Let \(A^\prime _{D_{\frac{n}{3}-1},\mathcal {M}_{9\cdot 8}}\) denote the algorithm that uses 9 nodes and 8 cores per node. We get the following expression of the speed up the algorithm that uses 1 level of parallelism in \(M_{9,9}\)

$$\begin{aligned} \nonumber Sp(SW(A_{D_{27},\mathcal {M}_{9,9}}))= & {} \frac{T(SW(A_{D_{27},\mathcal {M}_{1,1}}))}{T(SW(A_{D_{27},\mathcal {M}_{9,9}}))} \\= & {} \frac{26\cdot C(\otimes )\cdot tcalc + 52\cdot tblock_{mem}}{3\cdot C(\boxtimes ) \cdot tcalc + 7\cdot tblock_{com}} \end{aligned}$$
(28)

which should be compared to the speed up of the algorithm that uses 2 levels of parallelism in \(M_{9\cdot 8}\)

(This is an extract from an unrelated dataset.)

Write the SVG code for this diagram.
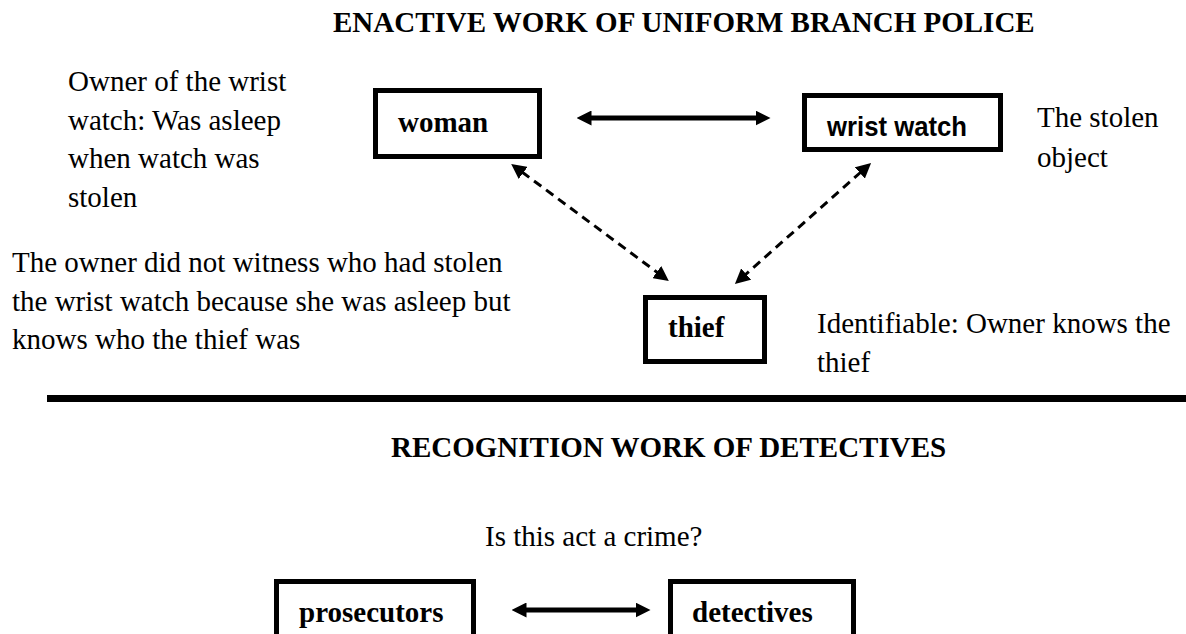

$$\begin{aligned} \nonumber Sp(SW(A_{D^\prime _{\frac{n}{3}-1},\mathcal {M}_{9\cdot 8}}))= & {} \frac{T(SW(A_{D_{27},\mathcal {M}_{1,1}})}{T(SWA_{D^\prime _{\frac{n}{3}-1},\mathcal {M}_{9\cdot 8}})}\\ \nonumber= & {} \frac{26\cdot \left( \frac{n}{3}\cdot C(\boxtimes ) \cdot tcalc + (\frac{n}{3} +2) \cdot tvec_{mem}\right) +52 \cdot tblock_{mem} }{3\cdot \frac{n}{24}\cdot \left( C(\boxtimes ) \cdot tcalc + \left( \frac{n}{3}+2\right) \cdot tvec_{mem} \right) + 7\cdot tblock_{com}}\\ \end{aligned}$$
(29)

By specializing the parameters we can estimate the performance gain that we get using two levels of parallelism instead of one.

3 Conclusion

Matrix multiplication is one of the fundamental kernels in numerical linear algebra, for almost all matrix problems such as least square problem eigenvalue problem and data assimilation problem [58, 14]. Future designs of microprocessors and large HPC systems will be heterogeneous in nature, relying on the integration of two major types of components. On the first hand, multi/many-cores CPU technology have been developed and the number of cores will continue to escalate because of the desire to pack more and more components on a chip while avoiding the power wall, instruction level parallelism wall, and the memory wall. On the other hand special purpose hardware and accelerators, especially Graphics Processing Units (GPUs) are in commodity production, and have outpaced standard CPUs in floating point performance in recent years, and have become as easy, if not easier to program than multi-core CPUs. Finally, reconfigurable architectures such as Field programmable Gate Arrays (FPGAs) offer several parameters such as operating frequency, precision, amount of memory, number of computation units, etc. These parameters define a large design space that must be explored to find efficient solutions.

To address this scenario, it is undoubted that performance analysis of MM algorithm should be re-evaluated to find out the best-practice algorithm on novel architectures. This motivated the work to investigate the performance of the standard MM algorithm, by means of the new modelling framework that the authors have introduced.

This paper attempts to describe how to apply the performance model that the authors have developed so as to make it accessible to a broad audience. The model exploits the knowledge of the algorithm and the target architecture and it could help the researchers for designing optimized implementations on emerging computing architectures, such as that one developed in [3, 4].